Unemployment among Swedish-born residents stands at 3.7%, whereas 20.5% of those born abroad remain without work. The drop was in part facilitated by subsidised employment programmes, funded by the public sector.

These numbers come as the subject of immigration and migrant unemployment is dividing Sweden’s governing coalition partners.

As part of the run-up to Sweden’s September elections, the Social Democrats announced in April their intention to pass a law that would link eligibility to social benefits with proficiency in Swedish. The law would apply for asylum seekers and immigrants. Moreover, the government would be able to stop benefits for newcomers that do not accept the state’s offer of government-provided Swedish language tuition.

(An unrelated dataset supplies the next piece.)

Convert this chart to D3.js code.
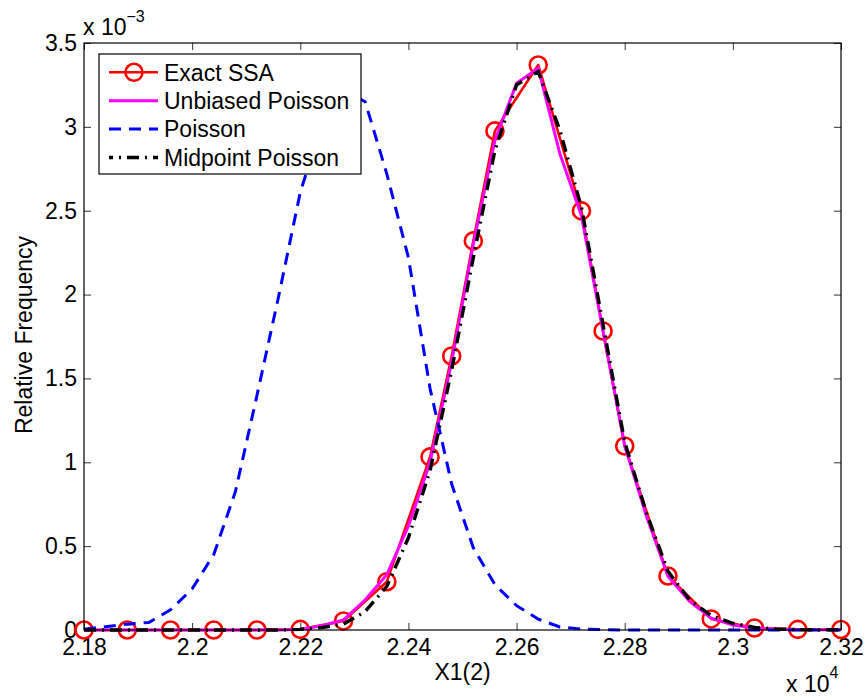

The new policy comes as part of a string of measures that were designed to show that the Social Democrats are getting tougher on migration. In a joint press conference, Prime Minister Stefan Löfven and labour market minister Ylva Johansson announced in April the tightening of the Swedish migration regime.

The emphasis of the new regime will be on skills, with prime minister Löfven making the case that Sweden cannot continue to welcome low-skilled migration that is adding to the ranks of the unemployed.

The Green Party is the current governments’ junior coalition partner, an alliance that has lasted since 2008. The Greens, however, have rejected the Social Democratic stance on migration, saying they would campaign on a different platform ahead of the September poll.